## Problem to solve
Search the data for the string "size" and gather each line it is in.

## Source material
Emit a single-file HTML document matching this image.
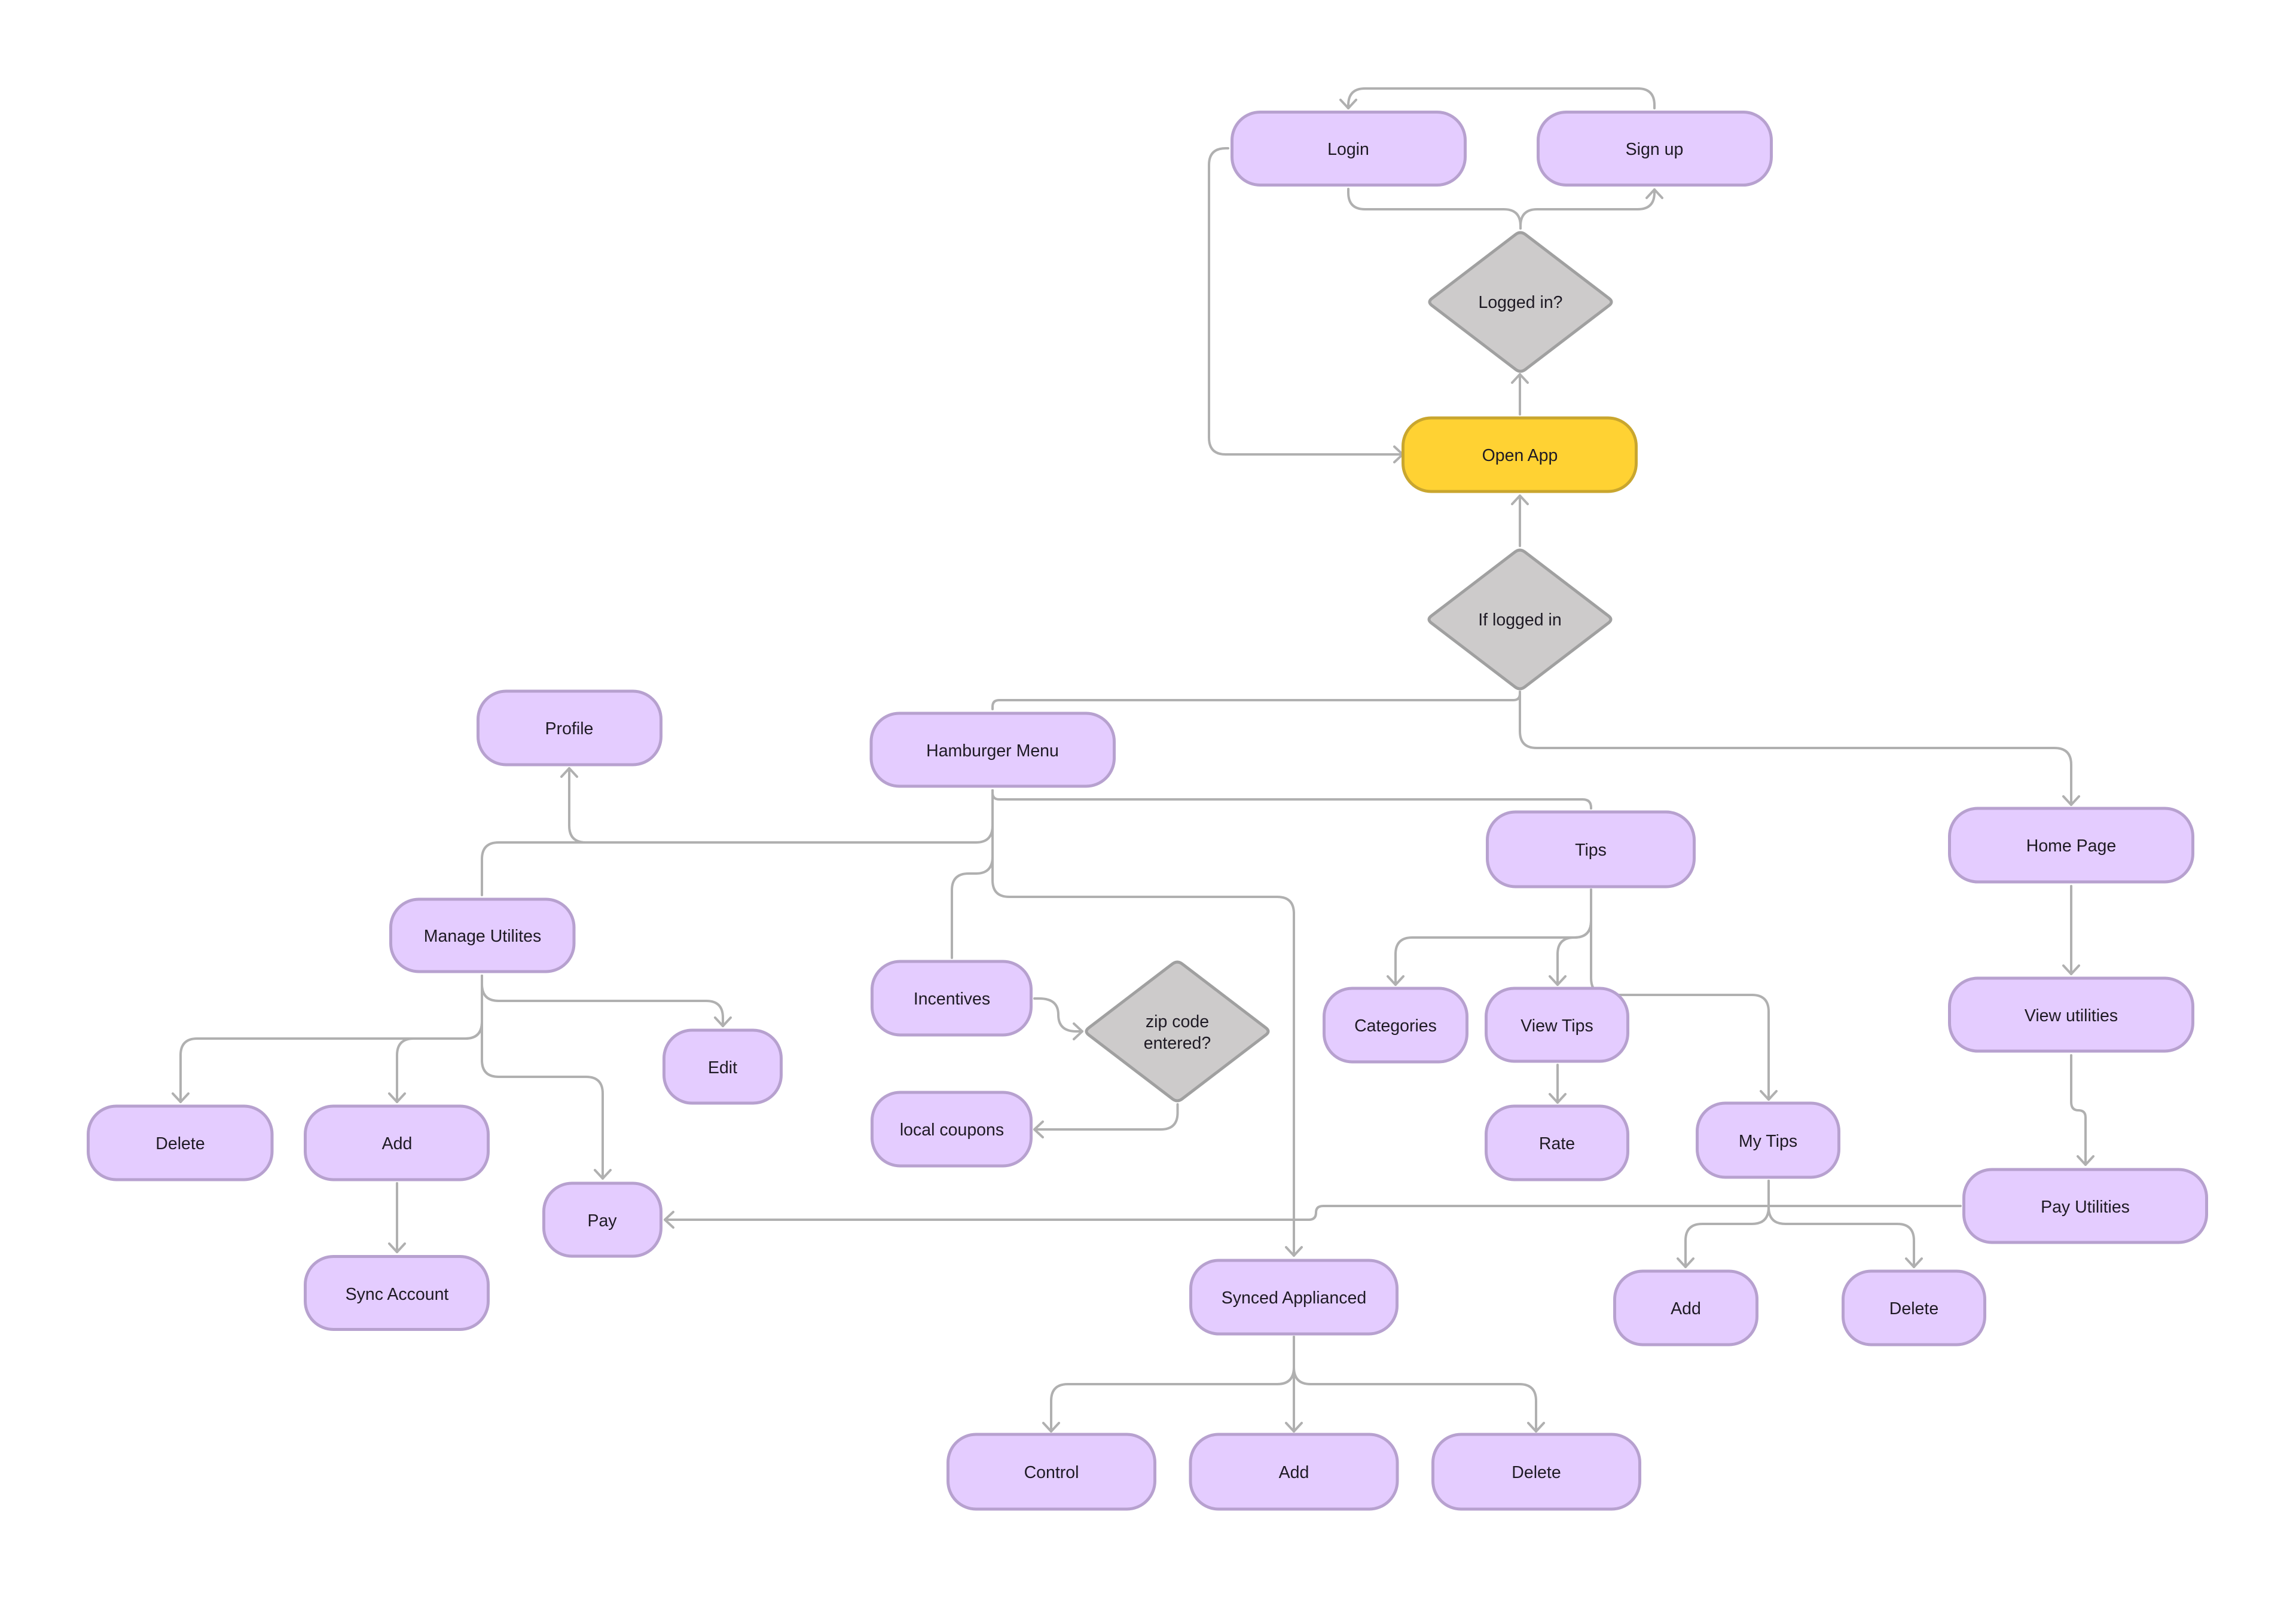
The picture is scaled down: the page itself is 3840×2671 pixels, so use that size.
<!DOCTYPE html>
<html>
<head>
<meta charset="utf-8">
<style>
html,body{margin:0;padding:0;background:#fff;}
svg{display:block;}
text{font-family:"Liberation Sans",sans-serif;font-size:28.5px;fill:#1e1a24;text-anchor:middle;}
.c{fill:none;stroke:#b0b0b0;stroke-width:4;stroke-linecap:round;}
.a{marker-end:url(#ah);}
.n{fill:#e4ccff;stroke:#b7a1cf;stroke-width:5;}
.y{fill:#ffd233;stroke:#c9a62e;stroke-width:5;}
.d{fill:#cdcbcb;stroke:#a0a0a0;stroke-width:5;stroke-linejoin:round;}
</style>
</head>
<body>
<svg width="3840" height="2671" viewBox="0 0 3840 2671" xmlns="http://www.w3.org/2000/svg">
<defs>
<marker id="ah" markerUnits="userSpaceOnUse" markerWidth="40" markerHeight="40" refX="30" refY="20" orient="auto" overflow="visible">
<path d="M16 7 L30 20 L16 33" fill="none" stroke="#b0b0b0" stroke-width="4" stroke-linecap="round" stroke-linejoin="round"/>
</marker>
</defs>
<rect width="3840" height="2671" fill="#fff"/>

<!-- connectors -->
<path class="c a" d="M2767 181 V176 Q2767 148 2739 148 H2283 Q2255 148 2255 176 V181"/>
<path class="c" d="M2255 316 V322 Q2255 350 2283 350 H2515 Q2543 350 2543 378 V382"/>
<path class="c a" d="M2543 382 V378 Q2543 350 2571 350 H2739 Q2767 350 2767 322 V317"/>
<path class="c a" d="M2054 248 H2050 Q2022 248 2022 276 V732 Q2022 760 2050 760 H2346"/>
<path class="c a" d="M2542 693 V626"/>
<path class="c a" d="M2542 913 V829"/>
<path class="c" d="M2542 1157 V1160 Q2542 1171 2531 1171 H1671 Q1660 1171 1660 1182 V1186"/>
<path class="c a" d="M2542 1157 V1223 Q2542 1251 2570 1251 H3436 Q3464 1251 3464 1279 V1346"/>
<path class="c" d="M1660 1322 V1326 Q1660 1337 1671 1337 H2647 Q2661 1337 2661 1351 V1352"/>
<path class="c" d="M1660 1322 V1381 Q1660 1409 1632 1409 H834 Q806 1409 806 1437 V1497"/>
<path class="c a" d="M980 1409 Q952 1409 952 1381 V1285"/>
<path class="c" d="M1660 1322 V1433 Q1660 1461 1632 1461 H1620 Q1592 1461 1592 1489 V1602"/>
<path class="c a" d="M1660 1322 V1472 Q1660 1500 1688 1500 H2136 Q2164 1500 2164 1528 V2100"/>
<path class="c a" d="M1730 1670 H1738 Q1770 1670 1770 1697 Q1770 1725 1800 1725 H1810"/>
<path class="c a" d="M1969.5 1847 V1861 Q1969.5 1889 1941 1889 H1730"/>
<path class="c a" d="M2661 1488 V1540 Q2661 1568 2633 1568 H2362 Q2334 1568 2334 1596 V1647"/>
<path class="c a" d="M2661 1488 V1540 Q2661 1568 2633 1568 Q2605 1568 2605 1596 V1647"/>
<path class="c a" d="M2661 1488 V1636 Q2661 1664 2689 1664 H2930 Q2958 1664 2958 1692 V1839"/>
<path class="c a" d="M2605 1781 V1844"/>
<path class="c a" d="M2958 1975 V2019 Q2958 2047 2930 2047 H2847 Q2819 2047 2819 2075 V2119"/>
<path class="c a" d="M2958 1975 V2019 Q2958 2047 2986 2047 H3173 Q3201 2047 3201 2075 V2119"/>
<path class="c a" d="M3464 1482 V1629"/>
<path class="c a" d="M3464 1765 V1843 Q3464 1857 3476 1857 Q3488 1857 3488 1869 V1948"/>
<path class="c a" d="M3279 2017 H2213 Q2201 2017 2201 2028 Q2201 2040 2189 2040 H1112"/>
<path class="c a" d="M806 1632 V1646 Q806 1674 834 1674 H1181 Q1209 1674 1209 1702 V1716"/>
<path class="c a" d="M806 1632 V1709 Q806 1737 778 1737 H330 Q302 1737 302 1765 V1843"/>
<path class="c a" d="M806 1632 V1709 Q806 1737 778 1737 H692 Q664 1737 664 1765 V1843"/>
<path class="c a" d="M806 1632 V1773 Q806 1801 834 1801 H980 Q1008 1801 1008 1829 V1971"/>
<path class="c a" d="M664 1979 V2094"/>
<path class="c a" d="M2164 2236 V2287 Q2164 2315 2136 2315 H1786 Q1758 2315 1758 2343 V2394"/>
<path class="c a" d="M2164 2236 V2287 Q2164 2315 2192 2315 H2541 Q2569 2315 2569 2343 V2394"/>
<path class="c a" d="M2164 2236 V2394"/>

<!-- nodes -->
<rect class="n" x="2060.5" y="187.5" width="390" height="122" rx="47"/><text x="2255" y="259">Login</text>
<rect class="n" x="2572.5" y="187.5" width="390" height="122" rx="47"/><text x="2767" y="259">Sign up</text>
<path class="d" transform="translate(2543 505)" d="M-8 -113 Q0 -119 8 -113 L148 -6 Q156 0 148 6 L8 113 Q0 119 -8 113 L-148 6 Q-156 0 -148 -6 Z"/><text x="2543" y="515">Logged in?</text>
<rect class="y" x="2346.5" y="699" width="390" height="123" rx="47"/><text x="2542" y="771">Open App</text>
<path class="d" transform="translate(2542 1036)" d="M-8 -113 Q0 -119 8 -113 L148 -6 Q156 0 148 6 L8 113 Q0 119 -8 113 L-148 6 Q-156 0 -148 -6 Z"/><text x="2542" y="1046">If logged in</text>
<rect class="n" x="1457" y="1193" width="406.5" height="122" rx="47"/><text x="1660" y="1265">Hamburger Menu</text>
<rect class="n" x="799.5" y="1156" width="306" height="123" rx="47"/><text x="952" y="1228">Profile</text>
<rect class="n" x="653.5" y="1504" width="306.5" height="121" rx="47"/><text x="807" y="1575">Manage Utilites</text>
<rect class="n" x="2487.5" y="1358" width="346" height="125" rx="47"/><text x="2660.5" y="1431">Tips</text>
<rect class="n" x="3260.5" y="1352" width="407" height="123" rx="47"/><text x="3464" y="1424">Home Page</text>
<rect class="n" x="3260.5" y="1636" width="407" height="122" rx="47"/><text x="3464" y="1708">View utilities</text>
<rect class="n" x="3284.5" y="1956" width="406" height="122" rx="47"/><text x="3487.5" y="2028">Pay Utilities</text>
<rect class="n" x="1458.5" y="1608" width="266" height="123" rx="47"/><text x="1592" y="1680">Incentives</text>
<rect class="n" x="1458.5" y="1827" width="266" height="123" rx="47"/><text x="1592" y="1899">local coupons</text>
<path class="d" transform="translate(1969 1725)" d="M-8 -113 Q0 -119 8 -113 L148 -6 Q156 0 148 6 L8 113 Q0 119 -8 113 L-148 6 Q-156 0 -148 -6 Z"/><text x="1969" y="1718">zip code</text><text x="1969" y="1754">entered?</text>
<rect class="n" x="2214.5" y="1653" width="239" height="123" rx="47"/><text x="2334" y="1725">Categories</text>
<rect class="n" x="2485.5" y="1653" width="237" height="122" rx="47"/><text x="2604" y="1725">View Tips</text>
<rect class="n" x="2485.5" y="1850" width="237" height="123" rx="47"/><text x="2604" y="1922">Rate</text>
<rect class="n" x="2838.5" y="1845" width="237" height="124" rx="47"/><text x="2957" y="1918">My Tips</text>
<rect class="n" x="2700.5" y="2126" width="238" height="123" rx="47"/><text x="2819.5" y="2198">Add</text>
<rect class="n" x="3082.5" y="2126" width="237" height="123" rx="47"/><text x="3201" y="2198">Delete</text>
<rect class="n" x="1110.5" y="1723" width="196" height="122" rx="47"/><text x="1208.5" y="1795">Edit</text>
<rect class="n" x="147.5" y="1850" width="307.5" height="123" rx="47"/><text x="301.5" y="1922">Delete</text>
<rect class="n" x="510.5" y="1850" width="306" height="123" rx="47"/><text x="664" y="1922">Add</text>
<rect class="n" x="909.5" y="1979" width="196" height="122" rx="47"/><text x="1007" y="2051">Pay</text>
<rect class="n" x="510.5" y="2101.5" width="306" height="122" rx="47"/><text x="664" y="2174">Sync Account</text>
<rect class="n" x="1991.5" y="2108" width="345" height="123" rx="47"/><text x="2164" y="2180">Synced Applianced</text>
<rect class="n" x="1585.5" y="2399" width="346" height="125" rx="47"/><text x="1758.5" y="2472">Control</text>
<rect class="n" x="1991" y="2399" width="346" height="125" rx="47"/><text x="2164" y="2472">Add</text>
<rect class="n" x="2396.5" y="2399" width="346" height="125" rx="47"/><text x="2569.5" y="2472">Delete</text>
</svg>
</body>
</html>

## The answer
The picture is scaled down: the page itself is 3840×2671 pixels, so use that size.
text{font-family:"Liberation Sans",sans-serif;font-size:28.5px;fill:#1e1a24;text-anchor:middle;}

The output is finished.